Diferentemente de uma crise, ressalta ele, o que a Argentina vive agora é mais uma onda de baixa participação eleitoral, algo que vem se repetindo desde os anos 2000. “O problema é que estamos vendo essas eleições com a lente de 1983, quando a Argentina voltou a ser democracia e tinha níveis de participação de 85%. Se compararmos com aquela época, realmente a queda é gigantesca. Mas o que acontece é que vivemos ondas, com momentos de pico e momentos de vale.”

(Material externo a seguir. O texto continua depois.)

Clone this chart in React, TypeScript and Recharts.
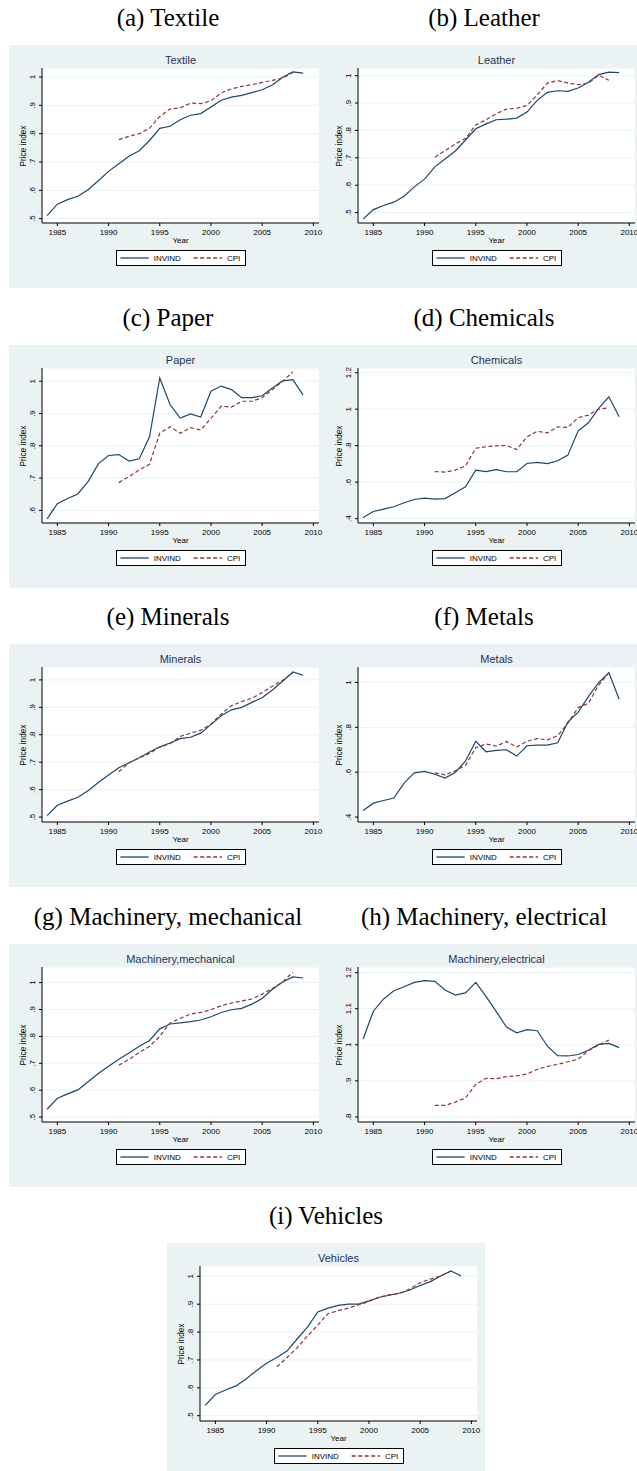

A seu ver, e frente ao cenário eleitoral super competitivo, essas PASO podem ter uma participação eleitoral muito acima da média. “Não estou muito convencido de que a participação eleitoral das primárias será baixa por dois motivos: primeiro porque há uma primária muito competitiva na oposição e segundo porque existem três modelos e três programas políticos totalmente opostos”.